Kata means the exact opposite of what you should be striving for.
an exercise consisting of a sequence of the specific movements of a martial art, used in training and designed to show skill in technique
The term Kata ( Origin:
1950–55; < Japanese: shape, pattern ) as used in martial arts, and your question are about rote memorization of muscle memory like touch typing .
In the original Karate Kid, waxing the cars, sanding the floors, painting the fence these were all Katas that were taught, completely out of context and in this case without explanation just to provide muscle memory. It wasn't until a sensei came in and gave these hollow activities context that they meant anything.
I think the same thing applies here, without a mentor to put things in context re-doing problem solving wrong in multiple languages is no better than a single one. Without the mentor to tell you where to improve they are a waste of time.

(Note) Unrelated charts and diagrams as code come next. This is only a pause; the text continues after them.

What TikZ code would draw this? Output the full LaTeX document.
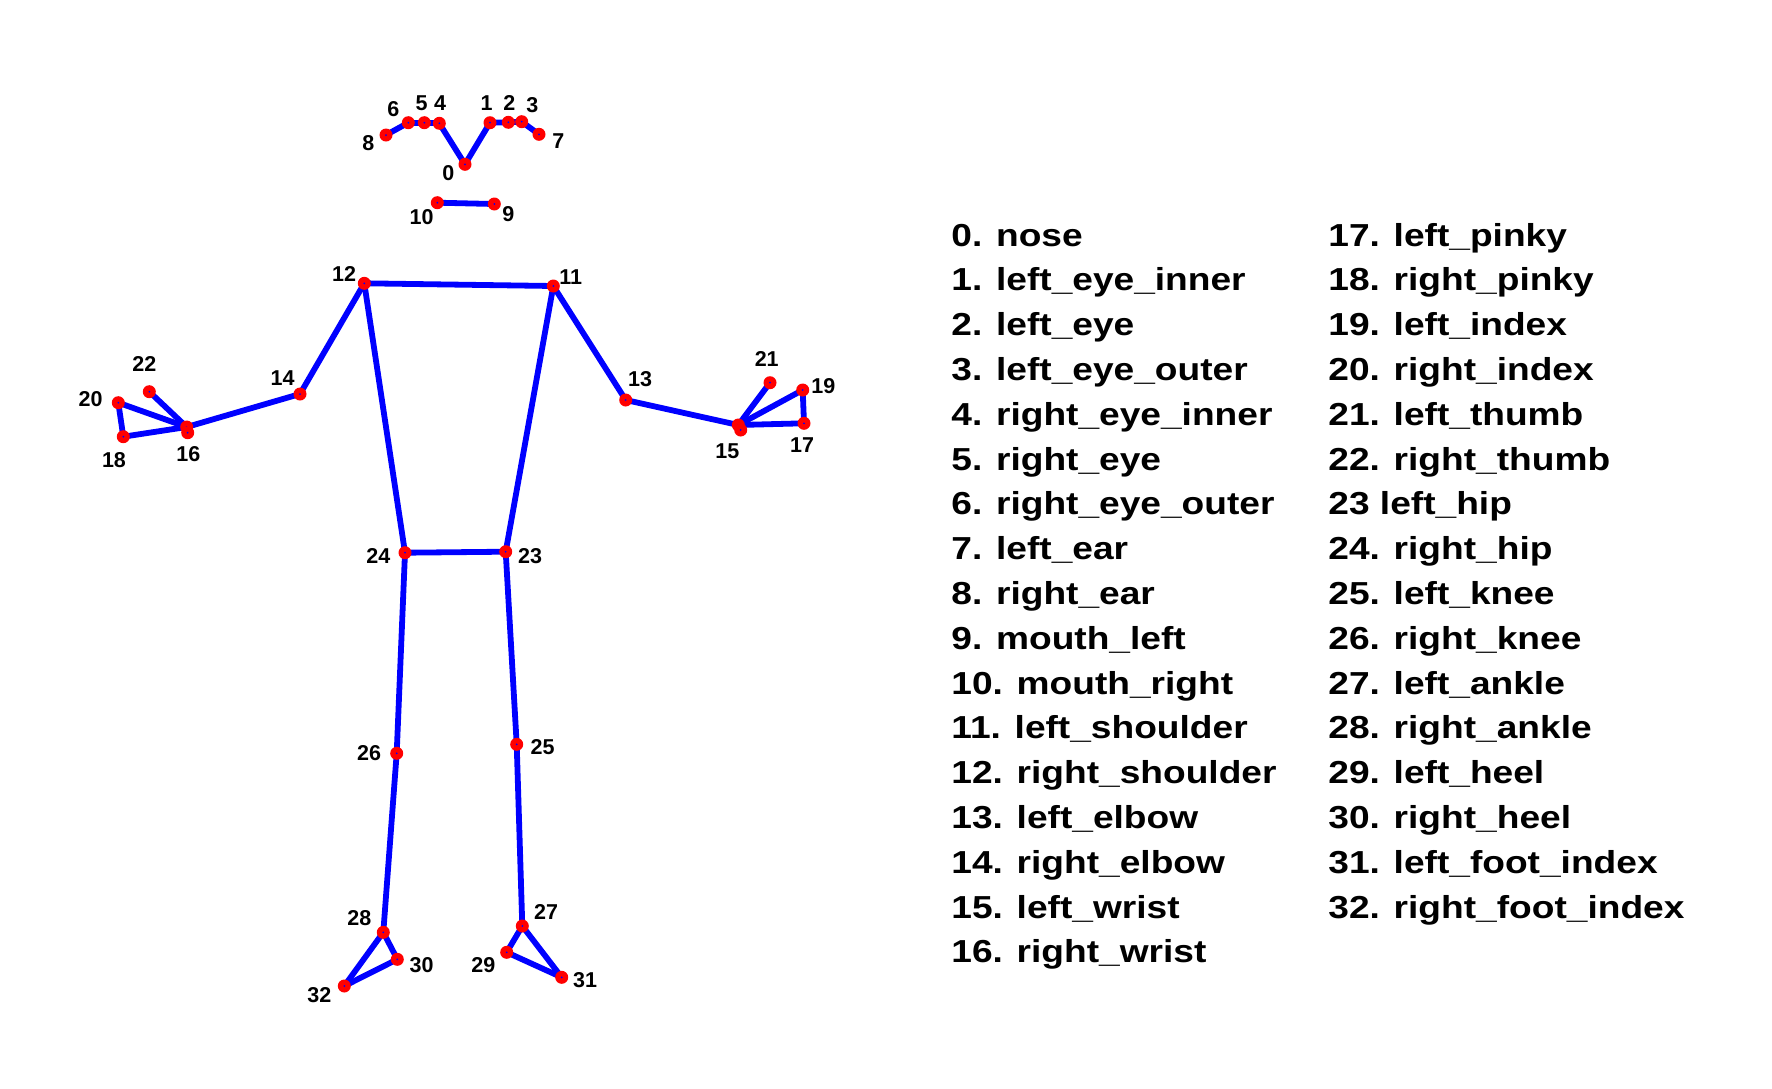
\documentclass[tikz,border=0pt]{standalone}
\usepackage{fontspec}
\setmainfont{Liberation Sans}
\newfontfamily\legendfont[FakeStretch=1.167]{Liberation Sans}
\usetikzlibrary{backgrounds}

\begin{document}
\begin{tikzpicture}[
        x=0.5pt, y=-0.5pt,
        joint/.style={circle, fill=red, inner sep=0pt, minimum size=6.5pt,
            path picture={\fill[blue] (path picture bounding box.center) circle (0.5pt);}},
        bone/.style={draw=blue, line width=2.9pt},
        num/.style={font=\fontsize{10.75}{12}\selectfont\bfseries, inner sep=0pt},
        item/.style={font=\legendfont\fontsize{15.9}{18}\selectfont\bfseries, inner sep=0pt, anchor=base west},
    ]

    \useasboundingbox (0,0) rectangle (1772,1088);

    % Joints
    \foreach \k/\x/\y in {0/465/164.3, 1/490/122.7, 2/508.3/122.3, 3/521.7/121.7,
        4/439.3/123.3, 5/424.3/122.7, 6/408.3/122.7, 7/539/134.3, 8/386/135,
        9/494.3/204, 10/437.3/202.7, 11/553.3/286, 12/364.3/283.3,
        13/625.7/400, 14/300/394, 15/738.3/425, 16/186.7/427,
        17/804/423.3, 18/123.3/436.7, 19/802.7/390, 20/118.3/402.7,
        21/770/382.7, 22/149.3/391.7, 23/505.7/551.7, 24/405/552.7,
        25/516.7/744.3, 26/396.7/753.3, 27/522.3/926, 28/383.3/932.3,
        29/506.7/952.3, 30/397.3/959.3, 31/561.7/977.3, 32/344.3/986}
        \node[joint] (j\k) at (\x,\y) {};

    % second dot at each wrist
    \node[joint] (j15b) at (740.7,430) {};
    \node[joint] (j16b) at (187.7,432.7) {};

    % Bones behind the joints
    \begin{scope}[on background layer]
        \foreach \a/\b in {8/6, 6/5, 5/4, 4/0, 0/1, 1/2, 2/3, 3/7, 10/9,
            12/11, 12/14, 14/16, 16/22, 16/20, 16/18, 20/18,
            11/13, 13/15, 15/21, 15/19, 15/17, 19/17,
            12/24, 11/23, 24/23, 24/26, 26/28, 28/30, 28/32, 30/32,
            23/25, 25/27, 27/29, 27/31, 29/31}
            \draw[bone] (j\a.center) -- (j\b.center);
    \end{scope}

    % Joint numbers
    \foreach \k/\x/\y in {0/448.3/173.3, 1/486.7/103.3, 2/509.3/103.3, 3/532.3/105,
        4/440/103.3, 5/421.7/103.3, 6/393.3/109.3, 7/558.3/141, 8/368.3/142.7,
        9/508.3/214, 10/421.7/216.7, 11/570.7/277.3, 12/344/274,
        13/640/379.3, 14/282.7/378.3, 15/727.3/450.7, 16/188.3/454,
        17/802/445, 18/114/460, 19/823.3/386, 20/90.7/399,
        21/766.7/359.3, 22/144.3/364.3, 23/530/556, 24/378.3/556,
        25/542.7/746.7, 26/369/753.3, 27/546/911.7, 28/359.3/918.3,
        29/483.3/965, 30/421.7/965, 31/585/980, 32/319.3/995}
        \node[num] (n\k) at (\x,\y) {\k};

    % Legend, first column
    \foreach \txt [count=\r from 0] in {0. nose, 1. left\_eye\_inner, 2. left\_eye,
        3. left\_eye\_outer, 4. right\_eye\_inner, 5. right\_eye, 6. right\_eye\_outer,
        7. left\_ear, 8. right\_ear, 9. mouth\_left, 10. mouth\_right,
        11. left\_shoulder, 12. right\_shoulder, 13. left\_elbow, 14. right\_elbow,
        15. left\_wrist, 16. right\_wrist}
        \node[item] (item\r) at (951,246+44.8*\r) {\txt};

    % Legend, second column
    \foreach \txt [count=\r from 0] in {17. left\_pinky, 18. right\_pinky, 19. left\_index,
        20. right\_index, 21. left\_thumb, 22. right\_thumb, 23 left\_hip,
        24. right\_hip, 25. left\_knee, 26. right\_knee, 27. left\_ankle,
        28. right\_ankle, 29. left\_heel, 30. right\_heel, 31. left\_foot\_index,
        32. right\_foot\_index}
        \node[item] (itemb\r) at (1328,246+44.8*\r) {\txt};

\end{tikzpicture}
\end{document}
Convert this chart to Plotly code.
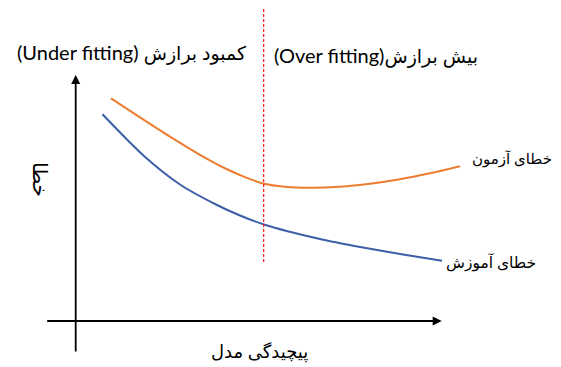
import plotly.graph_objects as go

# Conceptual data (model complexity vs. error, arbitrary units)
test_x = [0.965, 1.757, 2.577, 3.396, 4.079, 4.626, 5.145, 5.719, 6.402, 7.221, 8.041, 8.860, 9.680, 10.500]
test_y = [9.053, 8.280, 7.496, 6.758, 6.209, 5.846, 5.581, 5.459, 5.419, 5.459, 5.581, 5.764, 6.008, 6.293]
train_x = [0.732, 1.866, 2.850, 3.833, 4.489, 5.145, 6.675, 7.768, 8.861, 10.008]
train_y = [8.402, 6.707, 5.549, 4.736, 4.289, 3.923, 3.333, 3.008, 2.724, 2.451]

split_x = 5.137
split_y = [2.40, 12.68]

x_axis_ext = [-0.82, 10.0]
y_axis_ext = [-1.3, 10.0]

label_test = "خطای آزمون"
label_train = "خطای آموزش"
label_under_en = "(Under fitting) "
label_under_fa = "کمبود برازش"
label_over_en = "(Over fitting)"
label_over_fa = "بیش برازش"
label_x = "پیچیدگی مدل"
label_y = "خطا"

ORANGE = "#ED7D31"
BLUE = "#3D5FA8"
FONT = "Lato, DejaVu Sans, sans-serif"

fig = go.Figure()
fig.add_trace(go.Scatter(x=test_x, y=test_y, mode="lines",
                         line=dict(color=ORANGE, width=2, shape="spline", smoothing=0.8),
                         hoverinfo="skip"))
fig.add_trace(go.Scatter(x=train_x, y=train_y, mode="lines",
                         line=dict(color=BLUE, width=2, shape="spline", smoothing=0.8),
                         hoverinfo="skip"))

fig.add_shape(type="line", x0=split_x, x1=split_x, y0=split_y[0], y1=split_y[1],
              xref="x", yref="y", line=dict(color="#FF0000", width=1.1, dash="3px,2px"))

fa = lambda s, size: f'<span style="font-size:{size}px">{s}</span>'

annotations = [
    # axes arrows
    dict(x=x_axis_ext[1], y=0, ax=x_axis_ext[0], ay=0, xref="x", yref="y", axref="x", ayref="y",
         showarrow=True, arrowhead=2, arrowsize=1, arrowwidth=1.8, arrowcolor="black", text=""),
    dict(x=0, y=y_axis_ext[1], ax=0, ay=y_axis_ext[0], xref="x", yref="y", axref="x", ayref="y",
         showarrow=True, arrowhead=2, arrowsize=1, arrowwidth=1.8, arrowcolor="black", text=""),
    dict(x=-1.67, y=10.935, xref="x", yref="y", text=label_under_en + fa(label_under_fa, 19),
         showarrow=False, xanchor="left", yanchor="middle",
         font=dict(family=FONT, size=20, color="black")),
    dict(x=5.369, y=10.813, xref="x", yref="y", text=label_over_en + fa(label_over_fa, 19),
         showarrow=False, xanchor="left", yanchor="middle",
         font=dict(family=FONT, size=20, color="black")),
    dict(x=13.08, y=6.62, xref="x", yref="y", text=label_test, showarrow=False,
         xanchor="right", yanchor="middle", font=dict(family=FONT, size=15, color="black")),
    dict(x=12.62, y=2.36, xref="x", yref="y", text=label_train, showarrow=False,
         xanchor="right", yanchor="middle", font=dict(family=FONT, size=15.5, color="black")),
    dict(x=5.035, y=-1.26, xref="x", yref="y", text=label_x, showarrow=False,
         xanchor="center", yanchor="middle", font=dict(family=FONT, size=18, color="black")),
    dict(x=-0.948, y=5.73, xref="x", yref="y", text=label_y, showarrow=False, textangle=90,
         xanchor="center", yanchor="middle", font=dict(family=FONT, size=20, color="black")),
]

fig.update_layout(
    width=561, height=367,
    margin=dict(l=0, r=0, t=0, b=0),
    paper_bgcolor="white", plot_bgcolor="white",
    showlegend=False,
    xaxis=dict(visible=False, range=[-2.068, 13.26], fixedrange=True),
    yaxis=dict(visible=False, range=[-1.870, 13.049], fixedrange=True),
    annotations=annotations,
)

fig.write_html("out.html", config={"staticPlot": True},
               post_script="document.body.style.margin='0';document.body.style.padding='0';")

It is the exact opposite of creatively solving problems by learning new variations of idioms and semantics of a language or platform.
If you want to be able to type System.out.println()
as effortlessly as possible, then practicing that would be a Kata.
If you want to improve a solution to a problem in a different implementation, to reduce time and/or space requirements or apply more idiomatic principles, that isn not something that Kata will help you with.
There is already an accepted industry term for re-implementing the same thing over and over after it already works striving for small incremental improvements and questionable benefits of perfection, it is called Gold Plating!
The terms they should have used are Refactoring when applied to the same language/runtime/platform. And Porting when moving a working program to a different language/runtime/platform. Kata was probably erronously chosen because it sounds hipster, cool and mystical without completely understanding the semantics.
Solving different difficult problems with little planning, experience or guidance is what most developers, especially junior developers have to do every day.
Only academics get to do the same exercise over and over just for the sake of honing a specific solution. The skill in having a successful career as a developer is in adaptation, not repetition.
Who says that there aren't smart people that don't need to study after work, and can learn everything the need to know and sometimes more in their 8 hours at work?